DATA SEGMENT —
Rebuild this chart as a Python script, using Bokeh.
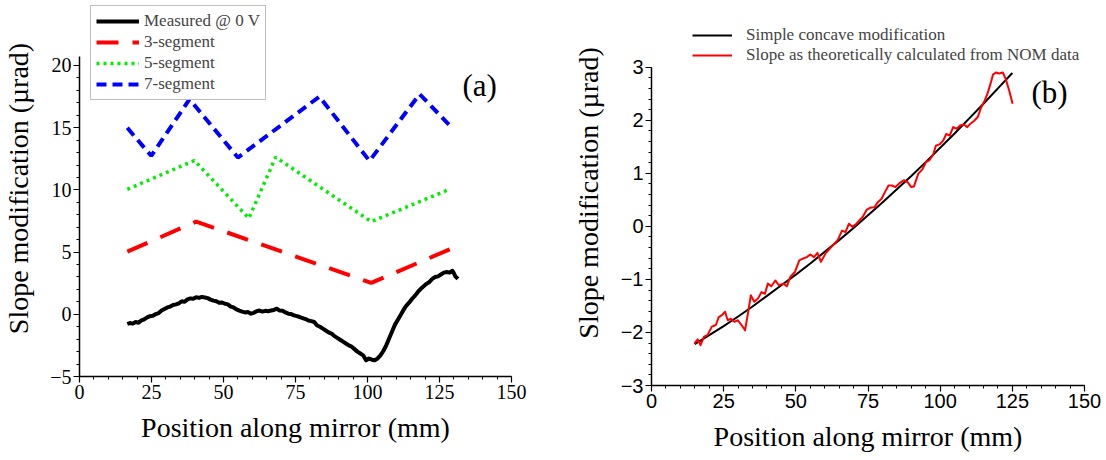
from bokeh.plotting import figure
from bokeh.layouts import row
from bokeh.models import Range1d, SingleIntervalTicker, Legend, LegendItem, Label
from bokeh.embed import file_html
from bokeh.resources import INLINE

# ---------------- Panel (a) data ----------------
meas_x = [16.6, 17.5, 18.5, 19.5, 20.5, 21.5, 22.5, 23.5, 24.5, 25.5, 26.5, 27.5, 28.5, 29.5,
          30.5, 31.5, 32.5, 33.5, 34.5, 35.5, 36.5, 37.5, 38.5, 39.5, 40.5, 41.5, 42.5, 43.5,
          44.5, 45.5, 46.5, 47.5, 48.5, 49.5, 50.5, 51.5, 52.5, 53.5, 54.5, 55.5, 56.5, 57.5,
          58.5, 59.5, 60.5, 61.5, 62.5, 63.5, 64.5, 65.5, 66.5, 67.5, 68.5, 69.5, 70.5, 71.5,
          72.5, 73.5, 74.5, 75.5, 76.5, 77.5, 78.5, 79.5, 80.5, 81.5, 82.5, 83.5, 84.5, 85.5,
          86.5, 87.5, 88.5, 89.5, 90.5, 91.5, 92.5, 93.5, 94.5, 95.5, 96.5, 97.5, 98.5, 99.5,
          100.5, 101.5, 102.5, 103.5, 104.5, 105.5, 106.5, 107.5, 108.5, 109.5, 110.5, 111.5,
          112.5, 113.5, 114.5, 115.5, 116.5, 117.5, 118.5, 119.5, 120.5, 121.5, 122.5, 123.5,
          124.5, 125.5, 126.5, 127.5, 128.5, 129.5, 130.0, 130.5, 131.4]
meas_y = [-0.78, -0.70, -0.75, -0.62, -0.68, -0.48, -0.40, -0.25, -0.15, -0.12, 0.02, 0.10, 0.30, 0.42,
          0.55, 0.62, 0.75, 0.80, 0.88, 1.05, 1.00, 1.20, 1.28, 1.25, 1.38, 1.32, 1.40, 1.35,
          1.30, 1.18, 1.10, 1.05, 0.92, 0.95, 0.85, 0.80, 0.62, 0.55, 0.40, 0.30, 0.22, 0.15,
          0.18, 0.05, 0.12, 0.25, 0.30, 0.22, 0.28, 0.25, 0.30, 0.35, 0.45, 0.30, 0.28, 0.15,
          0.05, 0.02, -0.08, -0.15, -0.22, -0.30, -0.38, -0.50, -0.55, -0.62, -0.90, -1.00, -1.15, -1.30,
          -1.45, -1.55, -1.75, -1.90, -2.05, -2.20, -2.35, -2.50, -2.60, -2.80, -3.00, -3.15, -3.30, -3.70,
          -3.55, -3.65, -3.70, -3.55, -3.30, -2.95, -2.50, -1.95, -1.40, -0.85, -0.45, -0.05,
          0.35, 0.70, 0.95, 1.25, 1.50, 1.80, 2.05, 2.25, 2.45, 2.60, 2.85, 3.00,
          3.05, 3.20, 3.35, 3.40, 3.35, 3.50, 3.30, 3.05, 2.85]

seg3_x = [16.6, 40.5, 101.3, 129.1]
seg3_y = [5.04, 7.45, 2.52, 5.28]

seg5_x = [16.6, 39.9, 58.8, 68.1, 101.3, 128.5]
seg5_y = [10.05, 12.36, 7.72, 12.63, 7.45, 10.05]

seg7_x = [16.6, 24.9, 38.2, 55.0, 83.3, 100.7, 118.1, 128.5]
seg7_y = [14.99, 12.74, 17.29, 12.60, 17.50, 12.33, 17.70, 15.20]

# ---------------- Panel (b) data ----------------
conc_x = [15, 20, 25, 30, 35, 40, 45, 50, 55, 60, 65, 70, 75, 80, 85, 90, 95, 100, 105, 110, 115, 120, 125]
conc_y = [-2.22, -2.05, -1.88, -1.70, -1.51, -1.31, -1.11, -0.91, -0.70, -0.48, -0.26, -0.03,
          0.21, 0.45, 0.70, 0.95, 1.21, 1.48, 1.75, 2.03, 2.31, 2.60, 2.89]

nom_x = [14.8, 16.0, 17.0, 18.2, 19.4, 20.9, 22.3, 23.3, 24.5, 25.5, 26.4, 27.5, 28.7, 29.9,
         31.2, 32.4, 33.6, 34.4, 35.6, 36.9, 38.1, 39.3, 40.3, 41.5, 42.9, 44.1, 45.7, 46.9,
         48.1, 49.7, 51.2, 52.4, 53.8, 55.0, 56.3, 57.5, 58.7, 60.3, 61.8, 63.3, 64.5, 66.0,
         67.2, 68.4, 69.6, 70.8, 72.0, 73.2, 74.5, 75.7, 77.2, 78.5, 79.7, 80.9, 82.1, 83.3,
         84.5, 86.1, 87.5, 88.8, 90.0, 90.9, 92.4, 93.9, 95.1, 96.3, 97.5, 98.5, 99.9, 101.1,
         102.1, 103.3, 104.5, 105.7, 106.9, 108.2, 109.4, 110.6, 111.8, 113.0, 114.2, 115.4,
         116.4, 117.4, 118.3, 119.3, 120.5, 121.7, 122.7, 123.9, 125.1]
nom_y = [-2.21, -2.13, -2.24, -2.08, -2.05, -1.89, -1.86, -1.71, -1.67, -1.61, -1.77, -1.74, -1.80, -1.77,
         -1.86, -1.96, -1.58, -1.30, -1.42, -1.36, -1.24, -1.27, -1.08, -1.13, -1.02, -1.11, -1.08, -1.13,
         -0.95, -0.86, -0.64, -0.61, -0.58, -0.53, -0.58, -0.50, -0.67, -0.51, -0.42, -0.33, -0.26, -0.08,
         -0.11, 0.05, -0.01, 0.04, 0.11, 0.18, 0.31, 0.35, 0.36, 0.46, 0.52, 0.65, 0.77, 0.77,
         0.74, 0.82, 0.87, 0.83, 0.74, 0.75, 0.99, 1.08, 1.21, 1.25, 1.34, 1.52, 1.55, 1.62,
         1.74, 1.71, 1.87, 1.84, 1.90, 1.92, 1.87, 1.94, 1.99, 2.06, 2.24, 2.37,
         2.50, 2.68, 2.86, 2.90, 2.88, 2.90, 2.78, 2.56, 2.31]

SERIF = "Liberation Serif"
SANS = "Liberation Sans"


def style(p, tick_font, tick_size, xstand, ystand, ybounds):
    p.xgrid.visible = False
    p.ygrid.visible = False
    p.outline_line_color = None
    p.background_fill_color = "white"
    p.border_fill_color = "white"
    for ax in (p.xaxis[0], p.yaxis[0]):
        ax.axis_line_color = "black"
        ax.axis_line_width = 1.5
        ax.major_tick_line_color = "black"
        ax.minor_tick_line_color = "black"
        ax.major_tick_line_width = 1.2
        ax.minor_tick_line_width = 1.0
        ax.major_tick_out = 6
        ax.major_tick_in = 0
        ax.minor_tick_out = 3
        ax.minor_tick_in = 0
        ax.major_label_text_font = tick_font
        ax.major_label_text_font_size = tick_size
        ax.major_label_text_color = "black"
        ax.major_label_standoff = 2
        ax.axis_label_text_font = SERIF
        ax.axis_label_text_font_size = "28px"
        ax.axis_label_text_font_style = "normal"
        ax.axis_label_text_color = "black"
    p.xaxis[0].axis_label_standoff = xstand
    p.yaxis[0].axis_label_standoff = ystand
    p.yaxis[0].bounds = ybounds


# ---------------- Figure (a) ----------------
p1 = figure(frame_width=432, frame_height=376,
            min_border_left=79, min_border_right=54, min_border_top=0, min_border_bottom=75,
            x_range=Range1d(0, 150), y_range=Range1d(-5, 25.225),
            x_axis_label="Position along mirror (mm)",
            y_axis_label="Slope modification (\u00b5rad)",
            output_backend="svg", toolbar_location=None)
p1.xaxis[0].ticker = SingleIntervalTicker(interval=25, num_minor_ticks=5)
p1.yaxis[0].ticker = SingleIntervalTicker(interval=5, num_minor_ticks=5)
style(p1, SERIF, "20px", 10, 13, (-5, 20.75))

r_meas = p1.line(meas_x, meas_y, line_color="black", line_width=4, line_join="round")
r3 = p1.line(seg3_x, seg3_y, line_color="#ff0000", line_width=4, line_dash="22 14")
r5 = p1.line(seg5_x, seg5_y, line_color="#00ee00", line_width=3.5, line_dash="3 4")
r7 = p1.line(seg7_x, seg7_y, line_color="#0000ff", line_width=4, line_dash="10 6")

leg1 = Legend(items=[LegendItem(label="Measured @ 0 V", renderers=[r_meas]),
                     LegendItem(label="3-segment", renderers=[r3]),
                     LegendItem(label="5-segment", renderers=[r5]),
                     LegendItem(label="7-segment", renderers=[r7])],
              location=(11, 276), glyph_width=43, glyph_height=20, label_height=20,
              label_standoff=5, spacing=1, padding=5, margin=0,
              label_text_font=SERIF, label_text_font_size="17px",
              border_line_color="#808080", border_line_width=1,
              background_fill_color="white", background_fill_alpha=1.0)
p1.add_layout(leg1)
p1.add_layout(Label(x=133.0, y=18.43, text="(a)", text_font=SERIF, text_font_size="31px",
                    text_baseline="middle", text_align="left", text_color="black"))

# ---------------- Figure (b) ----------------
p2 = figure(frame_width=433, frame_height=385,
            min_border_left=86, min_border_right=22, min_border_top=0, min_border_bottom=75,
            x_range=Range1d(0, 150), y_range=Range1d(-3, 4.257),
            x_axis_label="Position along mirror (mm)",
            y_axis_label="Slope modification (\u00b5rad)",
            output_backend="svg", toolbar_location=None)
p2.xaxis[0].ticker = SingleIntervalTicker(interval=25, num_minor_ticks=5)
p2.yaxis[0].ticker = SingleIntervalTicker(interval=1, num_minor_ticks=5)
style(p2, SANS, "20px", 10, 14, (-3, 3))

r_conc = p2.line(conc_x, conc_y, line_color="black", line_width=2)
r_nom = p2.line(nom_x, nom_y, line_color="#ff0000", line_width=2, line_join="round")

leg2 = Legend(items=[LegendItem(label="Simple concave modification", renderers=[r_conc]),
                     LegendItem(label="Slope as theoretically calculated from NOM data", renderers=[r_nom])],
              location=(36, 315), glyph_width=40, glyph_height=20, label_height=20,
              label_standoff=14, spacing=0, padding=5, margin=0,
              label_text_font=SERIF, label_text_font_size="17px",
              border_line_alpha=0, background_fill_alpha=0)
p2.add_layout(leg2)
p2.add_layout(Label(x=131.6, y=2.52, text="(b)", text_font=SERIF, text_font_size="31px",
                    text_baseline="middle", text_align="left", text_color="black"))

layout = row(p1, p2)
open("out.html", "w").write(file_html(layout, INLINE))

YOUR INSTRUCTIONS — Give back exactly the lines from the first line of the data through the line with "from bokeh.resources import INLINE", pictures excluded.

EXERCISE SOLUTION —
Rebuild this chart as a Python script, using Bokeh.
from bokeh.plotting import figure
from bokeh.layouts import row
from bokeh.models import Range1d, SingleIntervalTicker, Legend, LegendItem, Label
from bokeh.embed import file_html
from bokeh.resources import INLINE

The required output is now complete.